Christopher Rouse, Grant Gershon, Sanford Sylvan
LAMC and orchestra. Photo: mine
I waked, she fled, and day brought back my night.
- John Milton, Sonnet XXIII
The Los Angeles Master Chorale has a taste for premieres, and tonight they got a doozy - the world premiere of Christopher Rouse’s Requiem
. Requia are not usually my favorite genre of music mostly because no matter how dark they get, they never seem to be quite dark enough for my taste. There’s always too much piety and light mixed in, overcompensating for the drama of the Deus Irae
. It appears however that Rouse may have written the Requiem
I have been waiting for. It’s dark. Very dark. Shostakovich’s 14th “symphony” dark.
This is not your parent’s heroic, noble, resting-in-peace requiem, but a mournful, pleading, day-of-reckoning requiem. In some part this may be due to the emphasis on what the composer refers to as an“everyman” approach to the text. In the Britten War Requiem
manner, Rouse has set both the latin text (which he takes from the Berlioz adaptation) and adds a number of poems from Michelangelo, Ben Johnson, John Milton, Siegfried Sassoon, and Seamus Heaney. All of these poems were first person accounts or reflections on the death of a close loved one and were set as baritone solos. Sanford Sylvan imbued these stories of lost sons, fathers, wives, and brothers with such pain that I was tearful on more than one occasion. In fact the piece opens with his acappella performance of Heaney’s Mid-Term Break
where a young man recounts coming home for his younger brother’s funeral. The net affect of these poem settings is to keep bringing the work back to stories of personal loss. Because this keeps the work grounded in the common human experience of loss, it simultaneously makes the work in some ways the most worldly and secular requiem I’ve heard. While there are definitely moments of release and redemption at the end, in Rouse’s Requiem
everybody hurts, sometimes.
And then there is the music itself. While the solos are often lyrical and lovely, they are a minority of the work and there are virtually no orchestral passages of any significant length. I estimate that well over 85% is very rigorous choral writing that seems fiendishly difficult. The LA Master Chorale is without a doubt the hero of this evening. The double chorus was on its feet virtually the whole time much of it singing and at times shouting over loud passages heavy with dramatic percussion. The work even had a body count with at least one pregnant chorus member having to take a seat about 40 minutes in for the remainder of the program. Even the quiet passages involved wide ranges and sometimes complicated rhythms and whispering. The Los Angeles Children’s Chorus was also involved and performed admirably.

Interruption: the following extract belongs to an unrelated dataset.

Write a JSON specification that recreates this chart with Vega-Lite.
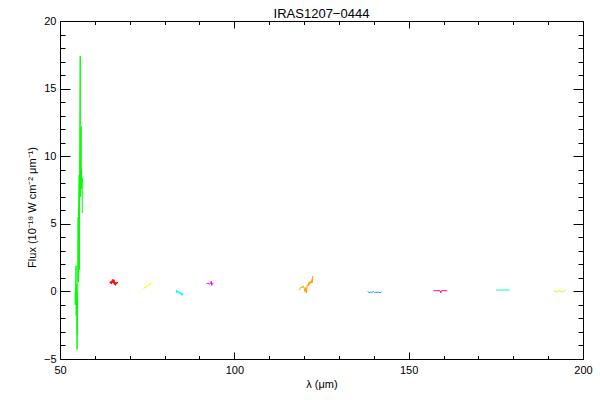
{
  "$schema": "https://vega.github.io/schema/vega-lite/v6.json",
  "autosize": "none",
  "padding": {"left": 60, "top": 21, "right": 17, "bottom": 41},
  "width": 523,
  "height": 338,
  "background": "white",
  "config": {
    "font": "Liberation Sans",
    "view": {"stroke": null},
    "axis": {
      "labelFont": "Liberation Sans", "labelFontSize": 11, "labelColor": "black",
      "titleFont": "Liberation Sans", "titleFontSize": 11, "titleColor": "black", "titleFontWeight": "normal",
      "domainColor": "black", "tickColor": "black", "grid": false, "tickWidth": 1, "domainWidth": 1
    }
  },
  "title": {"text": "IRAS1207−0444", "font": "Liberation Sans", "fontSize": 13, "fontWeight": "normal", "color": "black", "offset": -6},
  "data": {"values": [
    {"seg": "a", "lam": 54.35, "flux": 0.0},
    {"seg": "a", "lam": 54.4, "flux": -1.0},
    {"seg": "a", "lam": 54.45, "flux": 0.0},
    {"seg": "a", "lam": 54.6, "flux": 1.9},
    {"seg": "a", "lam": 54.65, "flux": -1.8},
    {"seg": "a", "lam": 54.75, "flux": 0.5},
    {"seg": "a", "lam": 54.9, "flux": -4.3},
    {"seg": "a", "lam": 54.95, "flux": -0.5},
    {"seg": "a", "lam": 55.0, "flux": -3.2},
    {"seg": "a", "lam": 55.2, "flux": 5.5},
    {"seg": "a", "lam": 55.25, "flux": 0.7},
    {"seg": "a", "lam": 55.3, "flux": 5.3},
    {"seg": "a", "lam": 55.5, "flux": 8.6},
    {"seg": "a", "lam": 55.55, "flux": 1.6},
    {"seg": "a", "lam": 55.6, "flux": 8.0},
    {"seg": "a", "lam": 55.8, "flux": 17.4},
    {"seg": "a", "lam": 55.85, "flux": 7.0},
    {"seg": "a", "lam": 56.05, "flux": 12.2},
    {"seg": "a", "lam": 56.1, "flux": 7.8},
    {"seg": "a", "lam": 56.15, "flux": 9.0},
    {"seg": "a", "lam": 56.2, "flux": 7.6},
    {"seg": "a", "lam": 56.35, "flux": 8.4},
    {"seg": "a", "lam": 56.4, "flux": 5.8},

    {"seg": "b", "lam": 64.3, "flux": 0.7},
    {"seg": "b", "lam": 64.45, "flux": 0.6},
    {"seg": "b", "lam": 64.6, "flux": 0.75},
    {"seg": "b", "lam": 64.8, "flux": 0.55},
    {"seg": "b", "lam": 64.9, "flux": 0.8},
    {"seg": "b", "lam": 65.05, "flux": 0.65},
    {"seg": "b", "lam": 65.2, "flux": 0.9},
    {"seg": "b", "lam": 65.35, "flux": 0.6},
    {"seg": "b", "lam": 65.5, "flux": 0.85},
    {"seg": "b", "lam": 65.65, "flux": 0.5},
    {"seg": "b", "lam": 65.8, "flux": 0.7},
    {"seg": "b", "lam": 65.95, "flux": 0.45},
    {"seg": "b", "lam": 66.1, "flux": 0.65},
    {"seg": "b", "lam": 66.25, "flux": 0.55},
    {"seg": "b", "lam": 66.4, "flux": 0.7},
    {"seg": "b", "lam": 66.6, "flux": 0.6},

    {"seg": "c", "lam": 74.0, "flux": 0.15},
    {"seg": "c", "lam": 74.2, "flux": 0.3},
    {"seg": "c", "lam": 74.4, "flux": 0.25},
    {"seg": "c", "lam": 74.6, "flux": 0.35},
    {"seg": "c", "lam": 74.8, "flux": 0.3},
    {"seg": "c", "lam": 75.0, "flux": 0.45},
    {"seg": "c", "lam": 75.2, "flux": 0.4},
    {"seg": "c", "lam": 75.4, "flux": 0.5},
    {"seg": "c", "lam": 75.6, "flux": 0.45},
    {"seg": "c", "lam": 75.8, "flux": 0.6},
    {"seg": "c", "lam": 76.0, "flux": 0.55},
    {"seg": "c", "lam": 76.2, "flux": 0.65},

    {"seg": "d", "lam": 83.4, "flux": 0.1},
    {"seg": "d", "lam": 83.5, "flux": -0.1},
    {"seg": "d", "lam": 83.6, "flux": 0.05},
    {"seg": "d", "lam": 83.8, "flux": -0.1},
    {"seg": "d", "lam": 84.0, "flux": 0.0},
    {"seg": "d", "lam": 84.2, "flux": -0.15},
    {"seg": "d", "lam": 84.4, "flux": -0.05},
    {"seg": "d", "lam": 84.6, "flux": -0.2},
    {"seg": "d", "lam": 84.8, "flux": -0.1},
    {"seg": "d", "lam": 85.0, "flux": -0.3},
    {"seg": "d", "lam": 85.2, "flux": -0.15},
    {"seg": "d", "lam": 85.3, "flux": -0.2},

    {"seg": "e", "lam": 92.0, "flux": 0.55},
    {"seg": "e", "lam": 92.4, "flux": 0.6},
    {"seg": "e", "lam": 92.8, "flux": 0.55},
    {"seg": "e", "lam": 93.2, "flux": 0.6},
    {"seg": "e", "lam": 93.4, "flux": 0.75},
    {"seg": "e", "lam": 93.5, "flux": 0.45},
    {"seg": "e", "lam": 93.6, "flux": 0.6},
    {"seg": "e", "lam": 93.8, "flux": 0.55},
    {"seg": "e", "lam": 94.0, "flux": 0.6},

    {"seg": "f", "lam": 118.6, "flux": 0.1},
    {"seg": "f", "lam": 118.9, "flux": 0.2},
    {"seg": "f", "lam": 119.2, "flux": 0.35},
    {"seg": "f", "lam": 119.5, "flux": 0.25},
    {"seg": "f", "lam": 119.8, "flux": 0.4},
    {"seg": "f", "lam": 120.1, "flux": 0.2},
    {"seg": "f", "lam": 120.3, "flux": -0.05},
    {"seg": "f", "lam": 120.5, "flux": 0.3},
    {"seg": "f", "lam": 120.7, "flux": -0.1},
    {"seg": "f", "lam": 120.9, "flux": 0.5},
    {"seg": "f", "lam": 121.2, "flux": 0.4},
    {"seg": "f", "lam": 121.4, "flux": 0.7},
    {"seg": "f", "lam": 121.6, "flux": 0.5},
    {"seg": "f", "lam": 121.8, "flux": 0.75},
    {"seg": "f", "lam": 122.0, "flux": 0.6},
    {"seg": "f", "lam": 122.3, "flux": 0.9},
    {"seg": "f", "lam": 122.4, "flux": 0.65},
    {"seg": "f", "lam": 122.5, "flux": 1.15},

    {"seg": "g", "lam": 138.3, "flux": 0.0},
    {"seg": "g", "lam": 138.6, "flux": -0.1},
    {"seg": "g", "lam": 139.0, "flux": -0.05},
    {"seg": "g", "lam": 139.4, "flux": -0.1},
    {"seg": "g", "lam": 139.8, "flux": 0.0},
    {"seg": "g", "lam": 140.2, "flux": -0.1},
    {"seg": "g", "lam": 140.6, "flux": -0.05},
    {"seg": "g", "lam": 141.0, "flux": -0.1},
    {"seg": "g", "lam": 141.4, "flux": -0.05},
    {"seg": "g", "lam": 141.8, "flux": -0.1},
    {"seg": "g", "lam": 142.2, "flux": -0.05},

    {"seg": "h", "lam": 157.1, "flux": 0.05},
    {"seg": "h", "lam": 158.0, "flux": 0.05},
    {"seg": "h", "lam": 159.0, "flux": 0.05},
    {"seg": "h", "lam": 159.2, "flux": -0.1},
    {"seg": "h", "lam": 159.4, "flux": 0.05},
    {"seg": "h", "lam": 160.2, "flux": 0.05},
    {"seg": "h", "lam": 161.1, "flux": 0.05},

    {"seg": "i", "lam": 175.1, "flux": 0.1},
    {"seg": "i", "lam": 176.5, "flux": 0.1},
    {"seg": "i", "lam": 177.5, "flux": 0.1},
    {"seg": "i", "lam": 178.9, "flux": 0.1},

    {"seg": "j", "lam": 191.7, "flux": 0.05},
    {"seg": "j", "lam": 192.2, "flux": 0.0},
    {"seg": "j", "lam": 192.6, "flux": -0.05},
    {"seg": "j", "lam": 193.0, "flux": 0.05},
    {"seg": "j", "lam": 193.6, "flux": 0.0},
    {"seg": "j", "lam": 194.1, "flux": -0.05},
    {"seg": "j", "lam": 194.5, "flux": 0.05},
    {"seg": "j", "lam": 195.0, "flux": 0.05}
  ]},
  "layer": [
    {
      "mark": {"type": "line", "strokeWidth": 1, "clip": true},
      "encoding": {
        "x": {"field": "lam", "type": "quantitative",
              "scale": {"domain": [50, 200], "nice": false, "zero": false},
              "axis": {"orient": "bottom", "values": [50, 100, 150, 200], "tickSize": -7, "labelPadding": 12, "labelFlush": false, "labelOverlap": false, "title": "λ (μm)", "titlePadding": 3, "domain": true}},
        "y": {"field": "flux", "type": "quantitative",
              "scale": {"domain": [-5, 20], "nice": false, "zero": false},
              "axis": {"orient": "left", "values": [-5, 0, 5, 10, 15, 20], "tickSize": -10, "labelPadding": 14, "labelFlush": false, "labelOverlap": false, "title": "Flux (10⁻¹⁸ W cm⁻² μm⁻¹)", "titlePadding": 6, "titleY": 186, "domain": true}},
        "color": {"field": "seg", "type": "nominal", "legend": null,
                  "scale": {"domain": ["a","b","c","d","e","f","g","h","i","j"],
                            "range": ["#00ff00","#ff0000","#ffff00","#00ffff","#ff00ff","#ffa000","#1e90ff","#ff0090","#00ffaa","#ccff00"]}}
      }
    },
    {
      "mark": {"type": "point", "opacity": 0},
      "encoding": {
        "x": {"field": "lam", "type": "quantitative",
              "axis": {"orient": "bottom", "values": [60,70,80,90,110,120,130,140,160,170,180,190], "tickSize": -3.5, "labels": false, "domain": false, "title": null}},
        "y": {"field": "flux", "type": "quantitative",
              "axis": {"orient": "left", "values": [-4,-3,-2,-1,1,2,3,4,6,7,8,9,11,12,13,14,16,17,18,19], "tickSize": -5, "labels": false, "domain": false, "title": null}}
      }
    },
    {
      "mark": {"type": "point", "opacity": 0},
      "encoding": {
        "x": {"field": "lam", "type": "quantitative",
              "axis": {"orient": "top", "values": [50, 100, 150, 200], "tickSize": -7, "labels": false, "domain": true, "title": null}},
        "y": {"field": "flux", "type": "quantitative",
              "axis": {"orient": "right", "values": [-5, 0, 5, 10, 15, 20], "tickSize": -10, "labels": false, "domain": true, "title": null}}
      }
    },
    {
      "mark": {"type": "point", "opacity": 0},
      "encoding": {
        "x": {"field": "lam", "type": "quantitative",
              "axis": {"orient": "top", "values": [60,70,80,90,110,120,130,140,160,170,180,190], "tickSize": -3.5, "labels": false, "domain": false, "title": null}},
        "y": {"field": "flux", "type": "quantitative",
              "axis": {"orient": "right", "values": [-4,-3,-2,-1,1,2,3,4,6,7,8,9,11,12,13,14,16,17,18,19], "tickSize": -5, "labels": false, "domain": false, "title": null}}
      }
    }
  ],
  "resolve": {"axis": {"x": "independent", "y": "independent"}}
}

This is challenging music that is not afraid not to be pretty about not so pretty topics and often has an otherworldly air. The program notes speak much of the influence of Berlioz and Britten on the work, but it would seem to me that the other name that the greater musical debt may be owed to is Gyorgy Ligeti. But here in the darkness, there are many beauties. This is a profound work that definitely deserves multiple hearing and certainly future performances. In Rouse’s Requiem
we are united in our darkest moments, and while this may not be ultimately liberating, it is definitely a source of comfort.